Using Shade Cloth in the Desert


In my last post I gave you some ideas on how to stay cool in a van using Reflectix and an ADCO windshield cover to keep the heat from getting into the van at all. In today’s post I want to give you an example of how you can use shade cloth around your van to stay cool along with some other ideas.

Their are two reasons my time in the desert requires different strategies from me than when I travel in the summer:

  1. The main difference is the severe desert winds that would just rip the Reflectix right off  of my van if they came up all of a sudden–which they do frequently. And if not destroy it outright, the constant buffeting from the wind would  rub a blemish on my vans paint and a hole through the Reflectix.
  2. In the winter I move very little so how long it takes to set up or take down the shade cloth is no big deal. In the summer when I travel a lot it would become an extreme nuisance to have to constantly take it on and off multiple times a week–just ain’t gonna happen!


In the photo above you can see a typical setup for me in the desert. These are some of the things that help keep me cool:

  1. I have a ladder rack over the trailer and I’ve covered it with plywood so the roof is always in the shade.
  2. I cover my front windshield with an ADCO windshield cover that I just dearly love and very highly recommend to you!
  3. I have a black, 90% shade cloth tarp wrapped around the side of my trailer.

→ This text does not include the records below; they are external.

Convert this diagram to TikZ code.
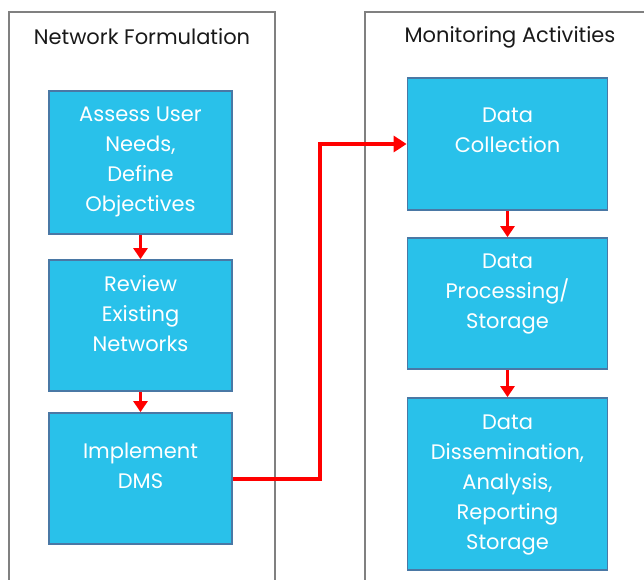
\documentclass[tikz,border=0pt]{standalone}
\usepackage{fontspec}
\setmainfont{Poppins}
\usetikzlibrary{arrows.meta}
\definecolor{boxfill}{RGB}{41,193,234}
\definecolor{boxline}{RGB}{74,120,165}
\definecolor{panelline}{RGB}{128,128,128}
\definecolor{flowred}{RGB}{255,0,0}
\tikzset{
  panel/.style={draw=panelline, line width=2pt},
  stepbox/.style={draw=boxline, fill=boxfill, line width=1.8pt, inner sep=0pt},
  boxtext/.style={text=white, font=\fontsize{21}{30}\selectfont, align=center, inner sep=0pt},
  paneltitle/.style={text=black!90, font=\fontsize{21}{24}\selectfont, inner sep=0pt},
  flow/.style={draw=flowred, line width=3pt, -{Triangle[width=14pt,length=11pt]}},
}
\begin{document}
\begin{tikzpicture}[x=1pt,y=-1pt]
\useasboundingbox (0,0) rectangle (644,579);
\clip (0,0) rectangle (644,579);
% panels
\draw[panel] (9,595) -- (9,12) -- (275,12) -- (275,595);
\draw[panel] (365,595) -- (365,12) -- (660,12);
\node[paneltitle] (t1) at (142,37) {Network Formulation};
\node[paneltitle] (t2) at (510,37) {Monitoring Activities};
% left boxes
\node[stepbox, minimum width=183pt, minimum height=143pt] (a1) at (140.5,162.5) {};
\node[stepbox, minimum width=183pt, minimum height=131pt] (a2) at (140.5,325.5) {};
\node[stepbox, minimum width=183pt, minimum height=131pt] (a3) at (140.5,478.5) {};
\node[boxtext] (a1t) at (140.5,162) {Assess User\\Needs,\\Define\\Objectives};
\node[boxtext] (a2t) at (140.5,314) {Review\\Existing\\Networks};
\node[boxtext] (a3t) at (140.5,465.5) {Implement\\DMS};
% right boxes
\node[stepbox, minimum width=200pt, minimum height=132pt] (b1) at (507.5,144) {};
\node[stepbox, minimum width=200pt, minimum height=131pt] (b2) at (507.5,303.5) {};
\node[stepbox, minimum width=200pt, minimum height=172pt] (b3) at (507.5,484) {};
\node[boxtext] (b1t) at (507.5,130.5) {Data\\Collection};
\node[boxtext] (b2t) at (507.5,294) {Data\\Processing/\\Storage};
\node[boxtext] (b3t) at (507.5,485) {Data\\Dissemination,\\Analysis,\\Reporting\\Storage};
% connectors
\draw[flow] (a1.south) -- (a2.north);
\draw[flow] (a2.south) -- (a3.north);
\draw[flow] (b1.south) -- (b2.north);
\draw[flow] (b2.south) -- (b3.north);
\draw[flow, line width=4pt, -{Triangle[width=16pt,length=13pt]}] (a3.east |- 0,479) -- (320,479) -- (320,144) -- (b1.west);
\end{tikzpicture}
\end{document}
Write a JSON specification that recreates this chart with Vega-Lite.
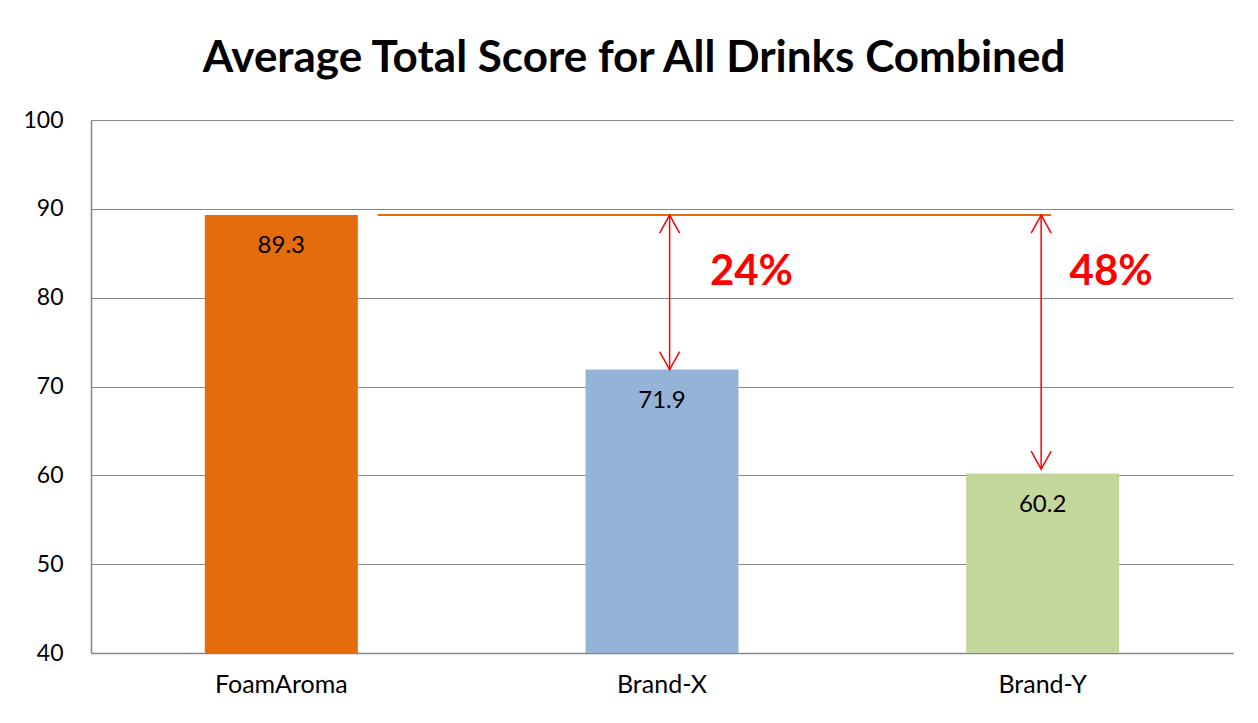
{
  "$schema": "https://vega.github.io/schema/vega-lite/v6.json",
  "autosize": "none",
  "width": 1142,
  "height": 533,
  "padding": {"left": 91, "top": 120, "right": 25, "bottom": 70},
  "background": "white",
  "config": {
    "font": "Lato",
    "view": {"stroke": null},
    "axis": {"labelFont": "Lato", "labelFontSize": 23, "labelColor": "#000000", "domainColor": "#868686", "domainWidth": 1.5, "gridColor": "#868686", "gridWidth": 1.2, "ticks": false, "title": null}
  },
  "title": {"text": "Average Total Score for All Drinks Combined", "font": "Lato", "fontSize": 44, "fontWeight": "bold", "color": "#000000", "anchor": "middle", "frame": "group", "dx": -28, "offset": 28},
  "datasets": {
    "scores": [
      {"brand": "FoamAroma", "score": 89.3},
      {"brand": "Brand-X", "score": 71.9},
      {"brand": "Brand-Y", "score": 60.2}
    ],
    "gaps": [
      {"from": "FoamAroma", "to": "Brand-Y", "brand": "Brand-X", "top": 89.3, "bottom": 71.9, "pct": "24%", "labelY": 82.9},
      {"from": "FoamAroma", "to": "Brand-Y", "brand": "Brand-Y", "top": 89.3, "bottom": 60.7, "pct": "48%", "labelY": 82.9}
    ]
  },
  "layer": [
    {
      "data": {"name": "scores"},
      "mark": {"type": "bar", "size": 153},
      "encoding": {
        "x": {"field": "brand", "type": "nominal", "sort": null, "scale": {"domain": ["FoamAroma", "Brand-X", "Brand-Y"], "paddingInner": 0, "paddingOuter": 0}, "axis": {"labelAngle": 0, "labelPadding": 19, "labelFontSize": 25, "domain": true}},
        "y": {"field": "score", "type": "quantitative", "scale": {"domain": [40, 100], "nice": false, "zero": false}, "axis": {"values": [40, 50, 60, 70, 80, 90, 100], "labelPadding": 28, "grid": true, "domain": true}},
        "y2": {"datum": 40},
        "color": {"field": "brand", "type": "nominal", "scale": {"domain": ["FoamAroma", "Brand-X", "Brand-Y"], "range": ["#E46C0A", "#95B3D7", "#C3D69B"]}, "legend": null}
      }
    },
    {
      "data": {"name": "scores"},
      "mark": {"type": "text", "fontSize": 24, "color": "#000000", "baseline": "middle", "dy": 31},
      "encoding": {
        "x": {"field": "brand", "type": "nominal", "sort": null},
        "y": {"field": "score", "type": "quantitative"},
        "text": {"field": "score", "type": "quantitative", "format": ".1f"}
      }
    },
    {
      "data": {"name": "gaps"},
      "transform": [{"filter": "datum.brand === 'Brand-X'"}],
      "mark": {"type": "rule", "color": "#E46C0A", "strokeWidth": 2},
      "encoding": {
        "x": {"field": "from", "type": "nominal", "bandPosition": 0.753},
        "x2": {"field": "to", "bandPosition": 0.522},
        "y": {"field": "top", "type": "quantitative"}
      }
    },
    {
      "data": {"name": "gaps"},
      "transform": [{"filter": "datum.brand === 'Brand-X'"}],
      "encoding": {"x": {"field": "brand", "type": "nominal", "bandPosition": 0.52}},
      "layer": [
        {"mark": {"type": "rule", "color": "#FF0000", "strokeWidth": 1.5}, "encoding": {"y": {"field": "top", "type": "quantitative"}, "y2": {"field": "bottom"}}},
        {"mark": {"type": "point", "shape": "M-1,1.8L0,0L1,1.8", "size": 400, "filled": false, "stroke": "#FF0000", "strokeWidth": 1.5, "opacity": 1}, "encoding": {"y": {"field": "top", "type": "quantitative"}}},
        {"mark": {"type": "point", "shape": "M-1,-1.8L0,0L1,-1.8", "size": 400, "filled": false, "stroke": "#FF0000", "strokeWidth": 1.5, "opacity": 1}, "encoding": {"y": {"field": "bottom", "type": "quantitative"}}},
        {"mark": {"type": "text", "color": "#FF0000", "fontSize": 42, "fontWeight": "bold", "align": "center", "baseline": "middle"}, "encoding": {"x": {"field": "brand", "type": "nominal", "bandPosition": 0.735}, "y": {"field": "labelY", "type": "quantitative"}, "text": {"field": "pct"}}}
      ]
    },
    {
      "data": {"name": "gaps"},
      "transform": [{"filter": "datum.brand === 'Brand-Y'"}],
      "encoding": {"x": {"field": "brand", "type": "nominal", "bandPosition": 0.496}},
      "layer": [
        {"mark": {"type": "rule", "color": "#FF0000", "strokeWidth": 1.5}, "encoding": {"y": {"field": "top", "type": "quantitative"}, "y2": {"field": "bottom"}}},
        {"mark": {"type": "point", "shape": "M-1,1.8L0,0L1,1.8", "size": 400, "filled": false, "stroke": "#FF0000", "strokeWidth": 1.5, "opacity": 1}, "encoding": {"y": {"field": "top", "type": "quantitative"}}},
        {"mark": {"type": "point", "shape": "M-1,-1.8L0,0L1,-1.8", "size": 400, "filled": false, "stroke": "#FF0000", "strokeWidth": 1.5, "opacity": 1}, "encoding": {"y": {"field": "bottom", "type": "quantitative"}}},
        {"mark": {"type": "text", "color": "#FF0000", "fontSize": 42, "fontWeight": "bold", "align": "center", "baseline": "middle"}, "encoding": {"x": {"field": "brand", "type": "nominal", "bandPosition": 0.68}, "y": {"field": "labelY", "type": "quantitative"}, "text": {"field": "pct"}}}
      ]
    }
  ]
}
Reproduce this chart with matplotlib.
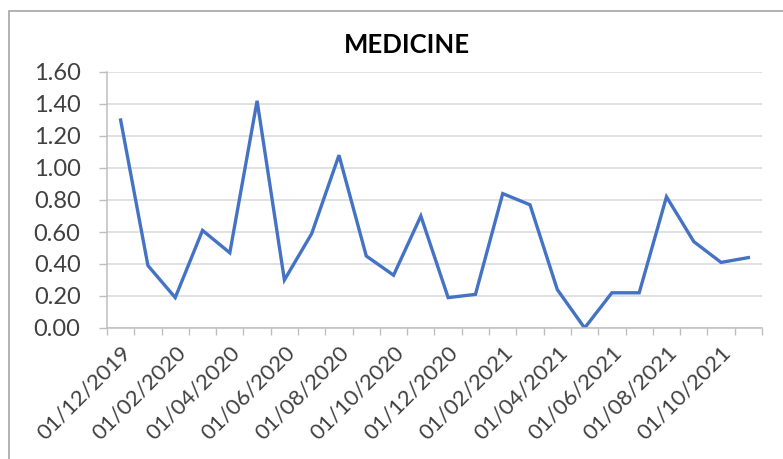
import matplotlib
matplotlib.use("Agg")
import matplotlib.pyplot as plt
from matplotlib.patches import Rectangle

months = [
    "01/12/2019", "01/01/2020", "01/02/2020", "01/03/2020", "01/04/2020", "01/05/2020",
    "01/06/2020", "01/07/2020", "01/08/2020", "01/09/2020", "01/10/2020", "01/11/2020",
    "01/12/2020", "01/01/2021", "01/02/2021", "01/03/2021", "01/04/2021", "01/05/2021",
    "01/06/2021", "01/07/2021", "01/08/2021", "01/09/2021", "01/10/2021", "01/11/2021",
]
values = [
    1.30, 0.39, 0.19, 0.61, 0.47, 1.42,
    0.30, 0.59, 1.08, 0.45, 0.33, 0.70,
    0.19, 0.21, 0.84, 0.77, 0.24, 0.00,
    0.22, 0.22, 0.82, 0.54, 0.41, 0.44,
]
y_ticks = [0.0, 0.2, 0.4, 0.6, 0.8, 1.0, 1.2, 1.4, 1.6]

plt.rcParams["font.family"] = ["Lato", "DejaVu Sans"]

W, H = 783, 459
fig = plt.figure(figsize=(W / 100, H / 100), dpi=100)

# chart frame (only left/top edges fall inside the crop)
fig.patches.append(Rectangle((9 / W, -0.1), 1.2, (H - 11) / H + 0.1, transform=fig.transFigure,
                             fill=False, edgecolor="#a6a6a6", linewidth=1.2))

left, right, top, bottom = 107, 762, 72, 328
ax = fig.add_axes([left / W, 1 - bottom / H, (right - left) / W, (bottom - top) / H])

x = list(range(len(values)))
ax.plot(x, values, color="#4472c4", linewidth=2.4, solid_joinstyle="miter")

ax.set_xlim(-0.5, len(values) - 0.5)
ax.set_ylim(0, 1.6)
ax.set_yticks(y_ticks)
ax.set_yticklabels([f"{v:.2f}" for v in y_ticks])
ax.yaxis.grid(True, color="#d9d9d9", linewidth=1.1)
ax.set_axisbelow(True)

ax.set_xticks([i - 0.5 for i in range(len(values) + 1)])
ax.set_xticklabels([])
ax.set_xticks(x[::2], minor=True)
ax.set_xticklabels(months[::2], minor=True, rotation=45, ha="right",
                   rotation_mode="anchor", fontsize=16, color="#404040")
ax.tick_params(axis="x", which="major", length=5, color="#bfbfbf", width=1)
ax.tick_params(axis="x", which="minor", length=0, pad=10)
ax.tick_params(axis="y", length=6, color="#bfbfbf", width=1, labelsize=17,
               labelcolor="#404040", pad=13)

for s in ("top", "right"):
    ax.spines[s].set_visible(False)
for s in ("left", "bottom"):
    ax.spines[s].set_color("#bfbfbf")
    ax.spines[s].set_linewidth(1.1)

fig.text(407 / W, 1 - 45 / H, "MEDICINE", ha="center", va="center",
         fontsize=18.5, fontweight="bold", color="#000000")

fig.savefig("out.png", dpi=100)
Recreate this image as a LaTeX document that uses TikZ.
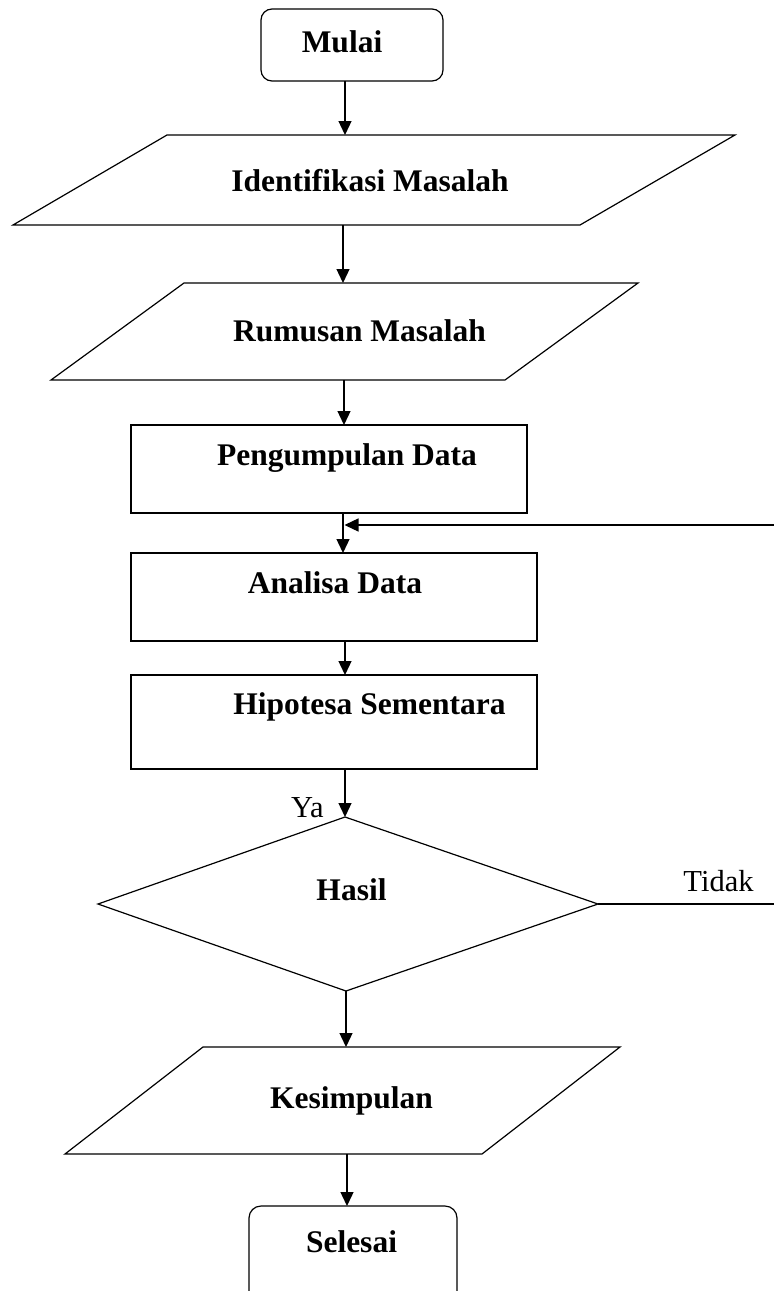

Notice it is pulled away and staked down with bungee cords. The reason black is best is the heat accumulates at the cloth and because it is pulled away from the trailer, the heat stays away from the trailer.
  4. I created a “courtyard” between the trailer and the van by hanging shade cloth between them. That gives me a cool place to go and sit in the shade.
  5. I have dark tinted windows on the trailer. That allows ventilation when I need it and keeps the heat out when I don’t

Why do I like and use shade cloth and not a tarp?

  1. The main reason is that the wind in the desert is so bad that a tarp would have to be put up and taken down constantly or the flapping in the wind would either destroy the tarp or drive me crazy-both are bad! The shade cloth sheds the wind very well and I can have it out during all but the very worst winds.
  2. The second reason shade cloth is far superior is it allows the wind to blow through  it and into my open windows, giving me a cross-breeze in my trailer and van. A tarp would block the wind and I wouldn’t have any ventilation.
  3. The final reason is that there is very little rain in the desert so the one thing a tarp does far better than shade cloth (let you sit outside in the rain, almost never gets to happen.


In the above picture I am standing in the courtyard created by a 10×12 black shade cloth. I like the 10 foot wide but would have preferred it to to be 16 long because my trailer is 6 feet wide x 10 feet long. That way I could hang down the ends of the tarp either 3 feet on both ends or 6 feet on one end. This way I have to hang a separate tarp to cover one end.

Hanging all the tarps on the trailer is harder because it is so high, but I rarely move the trailer so it’s no big deal. But I often move the van so the courtyard could be a hassle. But it’s only attached by 4 bungee cords and I marked where the tires go so I always come back to the exact same spot.  I love the courtyard so much, it’s worth the little bit of work to me!


In the photo above you can see the plywood that covers the entire roof of the trailer, leaving in in shade all day. I haven’t noticed any problems at all with towing the trailer because of it. That is not treated plywood, next time I would buy treated Marine plywood (about $68 a sheet) and put multiple coats of good paint on it.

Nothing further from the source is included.